Despite my misgivings about what I perceive as an unbalanced approach by the Times to the sexual abuse crisis, I am a fan of the paper (and have contributed occasionally to the Book Review), and I have admired most of your columns over the years. If you consult the video of Monday's NewsHour with Jim Lehrer, you will hear a more balanced statement of my appreciation for the media and The Times in particular.

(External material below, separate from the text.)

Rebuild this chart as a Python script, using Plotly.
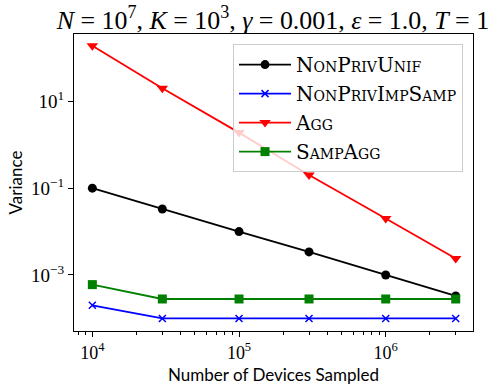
import plotly.graph_objects as go

x_devices = [1e4, 3e4, 1e5, 3e5, 1e6, 3e6]
nonpriv_unif = [0.1, 0.033, 0.01, 0.0034, 0.001, 0.00033]
nonpriv_impsamp = [0.0002, 0.0001, 0.0001, 0.0001, 0.0001, 0.0001]
agg = [190, 20, 1.9, 0.2, 0.02, 0.0024]
samp_agg = [0.0006, 0.00028, 0.00028, 0.00028, 0.00028, 0.00028]

series_names = ["NonPrivUnif", "NonPrivImpSamp", "Agg", "SampAgg"]
series_colors = ["black", "blue", "red", "green"]
series_symbols = ["circle", "x-thin", "triangle-down", "square"]

x_tickvals = [1e4, 1e5, 1e6]
x_ticktext = ["10<sup>4</sup>", "10<sup>5</sup>", "10<sup>6</sup>"]
y_tickvals = [1e1, 1e-1, 1e-3]
y_ticktext = ["10<sup>1</sup>", "10<sup>\u22121</sup>", "10<sup>\u22123</sup>"]
x_title = "Number of Devices Sampled"
y_title = "Variance"

fig = go.Figure()
for name, vals, col, sym in zip(series_names, [nonpriv_unif, nonpriv_impsamp, agg, samp_agg],
                                 series_colors, series_symbols):
    fig.add_trace(go.Scatter(
        x=x_devices, y=vals, name=name, mode="lines+markers",
        line=dict(color=col, width=1.8),
        marker=dict(symbol=sym, size=(10 if sym == "triangle-down" else 9) if sym != "x-thin" else 7,
                    color=col, line=dict(color=col, width=1.5 if sym == "x-thin" else 0)),
    ))

minor_x = [m * 10 ** e for e in range(3, 7) for m in range(2, 10)]

fig.update_layout(
    width=498, height=388,
    margin=dict(l=74, r=25, t=34, b=57, autoexpand=False),
    paper_bgcolor="white", plot_bgcolor="white",
    title=dict(
        text="<i>N</i> = 10<sup>7</sup>, <i>K</i> = 10<sup>3</sup>, <i>\u03b3</i> = 0.001, <i>\u03b5</i> = 1.0, <i>T</i> = 1",
        x=0.548, xanchor="center", y=1 - 20 / 388, yanchor="middle",
        font=dict(family="Liberation Serif", size=25.9, color="black"),
    ),
    font=dict(family="Liberation Serif", color="black"),
    legend=dict(
        x=0.975, xanchor="right", y=0.966, yanchor="top",
        bgcolor="rgba(255,255,255,0.8)", bordercolor="#cccccc", borderwidth=1,
        font=dict(family="DejaVu Serif", size=20, color="black", variant="small-caps"),
        itemwidth=52, tracegroupgap=0,
    ),
    showlegend=True,
    annotations=[dict(
        text=x_title, xref="paper", yref="paper", x=0.5, xanchor="center",
        y=-(374 - 331) / 297, yanchor="middle", showarrow=False,
        font=dict(family="Lato", size=17, color="black"),
    )],
)

fig.update_xaxes(
    type="log", range=[3.875, 6.595], automargin=False,
    showline=True, linecolor="black", linewidth=1, mirror=True,
    showgrid=False, zeroline=False,
    ticks="outside", ticklen=5, tickcolor="black", tickwidth=1,
    tickvals=x_tickvals, ticktext=x_ticktext,
    tickfont=dict(family="Liberation Serif", size=18, color="black"),
    minor=dict(ticks="outside", ticklen=3, tickcolor="black", tickwidth=0.8, tickvals=minor_x, showgrid=False),
)
fig.update_yaxes(
    type="log", range=[-4.29, 2.55], automargin=False,
    showline=True, linecolor="black", linewidth=1, mirror=True,
    showgrid=False, zeroline=False,
    ticks="outside", ticklen=5, tickcolor="black", tickwidth=1,
    tickvals=y_tickvals, ticktext=y_ticktext,
    tickfont=dict(family="Liberation Serif", size=19, color="black"),
    title=dict(text=y_title, font=dict(family="Lato", size=17, color="black"), standoff=4),
)

fig.write_html("out.html", config={"displayModeBar": False},
               post_script="document.body.style.margin='0';")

But I must ask: Can even one article or column mention the enormous good done by the Church for this nation, the extensive social services provided for decades and still today, the thousands of caring and compassionate priests and religious who continue to devote their lives to the service of God and their fellow human beings? (And could it do so without the obligatory irony?) Could you run, for example, a story on the profound de-moralization of the clergy and religious, the vast majority of whom are tainted unfairly by the sins and crimes of some of their colleagues and some of their leaders? Millions of practicing Catholics in this nation are affected by this crisis of confidence in the priesthood and the Church, and they lament both the suffering of the victims of sexual abuse and the negative fallout on good priests and religious. They are embarrassed and scandalized by the behavior of the culprits among them, but they do not therefore conclude that the Church is a totalitarian institution bent on repressing the faithful. The views of "collapsed Catholics," as you called yourself in the 2002 column, are welcome in The Times. What about the voices of tens of millions of disheartened but still faithful American Catholics who do not equate or reduce their Catholicism to the follies and crimes of sinful men, even ordained sinful men. Do these Catholics deserve even a few of the hundreds of news reports and columns over the last nine years?

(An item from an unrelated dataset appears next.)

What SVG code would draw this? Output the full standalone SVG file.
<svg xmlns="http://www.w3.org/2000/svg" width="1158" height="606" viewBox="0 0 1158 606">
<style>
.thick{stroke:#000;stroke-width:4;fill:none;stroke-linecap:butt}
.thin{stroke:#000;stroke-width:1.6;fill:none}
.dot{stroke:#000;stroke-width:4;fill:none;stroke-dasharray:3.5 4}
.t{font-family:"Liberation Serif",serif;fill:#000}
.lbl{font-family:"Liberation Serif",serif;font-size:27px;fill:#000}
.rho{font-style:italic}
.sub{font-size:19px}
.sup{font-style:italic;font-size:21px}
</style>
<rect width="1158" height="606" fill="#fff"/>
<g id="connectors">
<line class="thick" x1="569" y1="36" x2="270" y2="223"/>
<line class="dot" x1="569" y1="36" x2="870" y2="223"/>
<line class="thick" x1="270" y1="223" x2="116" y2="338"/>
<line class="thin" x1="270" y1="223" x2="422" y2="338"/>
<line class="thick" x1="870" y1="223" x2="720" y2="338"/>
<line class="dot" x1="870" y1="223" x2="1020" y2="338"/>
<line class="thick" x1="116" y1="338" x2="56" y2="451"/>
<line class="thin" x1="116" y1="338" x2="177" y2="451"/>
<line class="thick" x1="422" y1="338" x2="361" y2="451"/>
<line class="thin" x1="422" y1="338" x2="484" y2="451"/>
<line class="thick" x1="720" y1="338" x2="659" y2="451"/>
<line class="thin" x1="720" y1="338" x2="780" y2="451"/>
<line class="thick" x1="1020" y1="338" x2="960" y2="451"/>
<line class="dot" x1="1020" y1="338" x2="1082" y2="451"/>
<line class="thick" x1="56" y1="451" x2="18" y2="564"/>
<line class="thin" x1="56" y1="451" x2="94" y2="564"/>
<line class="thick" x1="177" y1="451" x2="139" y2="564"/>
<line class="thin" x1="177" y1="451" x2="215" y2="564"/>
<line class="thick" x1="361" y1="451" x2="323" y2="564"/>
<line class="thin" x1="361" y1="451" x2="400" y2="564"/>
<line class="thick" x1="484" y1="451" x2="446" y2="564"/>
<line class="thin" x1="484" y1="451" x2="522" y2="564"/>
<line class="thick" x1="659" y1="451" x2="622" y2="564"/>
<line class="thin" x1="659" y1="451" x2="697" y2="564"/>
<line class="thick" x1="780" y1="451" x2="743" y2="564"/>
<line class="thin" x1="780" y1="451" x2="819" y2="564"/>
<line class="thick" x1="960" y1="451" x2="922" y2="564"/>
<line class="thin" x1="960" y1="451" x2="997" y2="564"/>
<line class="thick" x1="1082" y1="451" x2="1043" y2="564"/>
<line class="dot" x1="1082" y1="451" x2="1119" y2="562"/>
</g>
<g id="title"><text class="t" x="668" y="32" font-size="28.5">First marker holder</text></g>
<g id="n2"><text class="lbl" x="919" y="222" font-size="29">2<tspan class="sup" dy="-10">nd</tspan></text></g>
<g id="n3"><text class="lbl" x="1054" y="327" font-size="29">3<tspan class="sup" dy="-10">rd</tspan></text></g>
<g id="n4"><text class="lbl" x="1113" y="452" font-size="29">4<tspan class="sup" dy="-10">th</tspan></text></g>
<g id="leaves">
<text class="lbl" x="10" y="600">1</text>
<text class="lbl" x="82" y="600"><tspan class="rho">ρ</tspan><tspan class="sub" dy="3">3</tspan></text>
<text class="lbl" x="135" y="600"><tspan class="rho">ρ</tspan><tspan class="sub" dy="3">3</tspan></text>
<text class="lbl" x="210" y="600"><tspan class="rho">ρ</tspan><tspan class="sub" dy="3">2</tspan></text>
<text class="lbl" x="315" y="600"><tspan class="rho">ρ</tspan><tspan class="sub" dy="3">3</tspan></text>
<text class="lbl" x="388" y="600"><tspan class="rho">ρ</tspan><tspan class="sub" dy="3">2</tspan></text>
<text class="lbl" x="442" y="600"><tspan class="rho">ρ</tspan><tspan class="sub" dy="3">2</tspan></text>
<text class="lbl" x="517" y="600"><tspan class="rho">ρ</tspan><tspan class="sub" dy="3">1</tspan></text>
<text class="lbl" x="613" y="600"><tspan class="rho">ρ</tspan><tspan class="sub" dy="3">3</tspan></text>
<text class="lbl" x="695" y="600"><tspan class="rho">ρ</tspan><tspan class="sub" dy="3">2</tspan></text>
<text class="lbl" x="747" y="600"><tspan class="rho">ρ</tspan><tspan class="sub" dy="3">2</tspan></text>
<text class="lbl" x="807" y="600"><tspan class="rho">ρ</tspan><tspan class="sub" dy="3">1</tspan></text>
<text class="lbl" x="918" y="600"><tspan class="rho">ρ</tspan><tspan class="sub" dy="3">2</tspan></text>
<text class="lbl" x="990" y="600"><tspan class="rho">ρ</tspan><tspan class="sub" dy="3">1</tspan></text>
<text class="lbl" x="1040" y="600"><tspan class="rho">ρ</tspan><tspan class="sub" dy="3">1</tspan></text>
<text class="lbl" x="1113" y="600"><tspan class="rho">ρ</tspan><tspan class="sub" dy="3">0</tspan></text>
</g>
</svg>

In any case, I am embarrassed by getting you wrong on Monday, and I repeat my apology.

Sincerely,

Scott Appleby
University of Notre Dame

Update II: Keller replies to Appleby:

Dear Professor Appleby,

Thanks for your gracious message. Of course I accept your apology.

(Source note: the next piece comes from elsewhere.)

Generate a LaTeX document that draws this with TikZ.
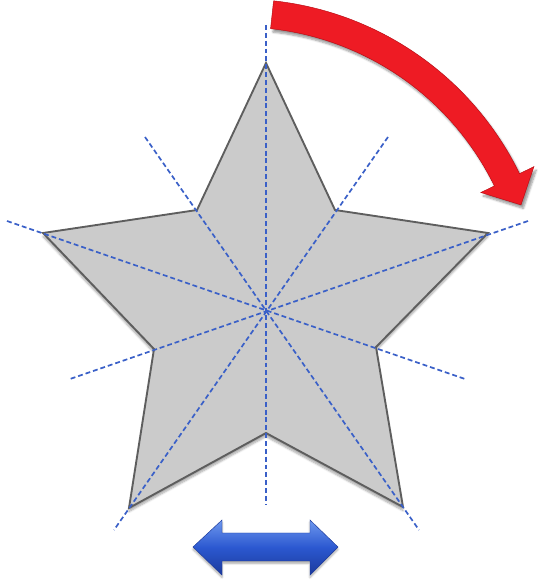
\documentclass[tikz,border=0pt]{standalone}
\usepackage{tikz}
\usetikzlibrary{shadows.blur}
\definecolor{starfill}{HTML}{CBCBCB}
\definecolor{staredge}{HTML}{5E5E5E}
\definecolor{axisblue}{HTML}{3A60C8}
\definecolor{turnred}{HTML}{EE1B24}
\definecolor{turnreddark}{HTML}{B80C14}
\definecolor{flipblue}{HTML}{2B58D0}
\definecolor{flipbluelight}{HTML}{6E98EE}
\definecolor{flipbluedark}{HTML}{1C3A9C}
\tikzset{
  starbody/.style={fill=starfill, draw=staredge, line width=1.6pt, line join=miter,
    blur shadow={shadow xshift=0pt, shadow yshift=-3pt, shadow opacity=35, shadow blur steps=6}},
  mirror/.style={draw=axisblue, line width=1.45pt, dash pattern=on 4.2pt off 2.5pt},
  % the turning arrow
  turn/.style={fill=turnred, draw=turnreddark, line width=0.4pt,
    blur shadow={shadow xshift=2pt, shadow yshift=-3pt, shadow opacity=40, shadow blur steps=6}},
  % the flipping arrow
  flip/.style={top color=flipbluelight, bottom color=flipbluedark, middle color=flipblue,
    draw=flipbluedark, line width=0.4pt,
    blur shadow={shadow xshift=0pt, shadow yshift=-2pt, shadow opacity=35, shadow blur steps=5}},
}

\begin{document}
\begin{tikzpicture}[x=0.03cm,y=0.03cm]
  \useasboundingbox (0,0) rectangle (538,581);
  % star corners
  \coordinate (top) at (266,518);
  \coordinate (itr) at (335,371);
  \coordinate (right) at (488,348);
  \coordinate (ibr) at (376,234);
  \coordinate (br) at (403,74);
  \coordinate (ibot) at (266,148);
  \coordinate (bl) at (129,73);
  \coordinate (ibl) at (154,232);
  \coordinate (left) at (43,348);
  \coordinate (itl) at (197,371);
  \draw[starbody] (top) -- (itr) -- (right) -- (ibr) -- (br) -- (ibot)
    -- (bl) -- (ibl) -- (left) -- (itl) -- cycle;
  % mirror lines, each through a corner and the centre
  \draw[mirror] (266,556) -- (266,76);
  \draw[mirror] (7,360) -- (465,202);
  \draw[mirror] (528,360) -- (70,202);
  \draw[mirror] (145,444) -- (419,51);
  \draw[mirror] (388,444) -- (114,51);
  % rotation arrow, arc about (240,271)
  \begin{scope}[shift={(240,271)}]
    \path[turn] (83.8:311) arc[start angle=83.8, end angle=26, radius=311]
      -- (26:327) -- (20.5:300) -- (26:268) -- (26:283)
      arc[start angle=26, end angle=83.8, radius=283] -- cycle;
  \end{scope}
  % reflection arrow
  \path[flip] (193,34) -- (222,61) -- (222,48) -- (310,48) -- (310,61) -- (338,34)
    -- (310,6) -- (310,20) -- (222,20) -- (222,6) -- cycle;
\end{tikzpicture}
\end{document}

I do understand that there is much more to the Catholic Church than a scandalous minority of predatory priests. Although it is human nature to remember hurts, many of those who feel the church to be under attack have overlooked or forgotten a great deal of Times coverage that spans the range of Catholic life and experience. Laurie Goodstein, whose excellent work on the current crisis has come under fire from some vociferous defenders of the church, has written much of that coverage. In 2008, she did a fascinating and often uplifting three-part series on the experience of priests from Africa and Asia in American parishes. Just within the last year she has written articles about the joy of traditionalist Anglicans at the Vatican's decision to embrace them into Catholicism, an interesting study showing that the younger generation of American nuns and priests tend to favor a more traditional approach to the liturgy, and a thriving monastery in Wisconsin. There is much more — from our metro staff, our national staff, even our sports staff (a recent profile of the 77-year-old nun who coaches Xavier's basketball team) that is not about crime or malfeasance.

But by definition news tends to be what is out of the ordinary. The sexual abuse allegations — and the new information emerging about how they were handled — are news because they are shockingly out of the ordinary. The story has been driven not by outsiders hostile to the church, but mostly by horrified Catholics looking for reassurance and accountability.

It's interesting that you suggest we consider the demoralization of priests. My wife returned from mass last Sunday moved by the pastor's Easter sermon, in which he described how shaken he has been by the latest round of scandal. The next day I asked our national desk to look into the impact of the crisis on the morale of priests. I'm happy to be able to identify a little patch of common ground between us.

Regards,
Bill Keller

And here is the transcript of Appleby's remarks during the show Monday:

SCOTT APPLEBY: The media is not innocent in this regard, and one of the implications, or one of the effects of it, has been to reinforce clericalism, because some of the attacks of the media have indeed been unbalanced. The current editor of the New York Times, Bill Keller, wrote an op-ed years ago at the end of John Paul the Second’s pontificate, before he became editor, that likened John Paul the Second to Hitler and Stalin. It was ludicrous, just outrageous. So when people say the New York Times has it in for the Catholic Church, I don’t think that’s true overall for all their reporters, but there’s evidence that the New York Times opposes the church and various of its policies, and sees it as retrograde, rearguard, a regressive institution that needs to be taken down. Also…
TOM ASHBROOK: That’s a pretty big comment. That needs to be taken down?
SCOTT APPLEBY: The Church.
TOM ASHBROOK: The Church needs to be taken down? You think…
SCOTT APPLEBY: Well, go look at the editor of the New York Times’ op-ed.
TOM ASHBROOK: How many years ago?
SCOTT APPLEBY: It was right at the end of John Paul the Second’s reign. And he’s comparing… he didn’t like John Paul’s policies, and he compared John Paul the Second to Hitler and Stalin, a totalitarian leader with no sense of human dignity. It’s just outrageous. There are things to criticize, but on the other hand, and I’m not suggesting that everything the Times does is of this caliber, but those who say there is a focus, an unbalanced focus on this issue – and it’s a terrible issue, don’t misunderstand me – but how often does the New York Times, or the media in general, say anything about the largely positive record of the Church on so many issues? That’s not part of the coverage.

This program aired on April 12, 2010. The audio for this program is not available.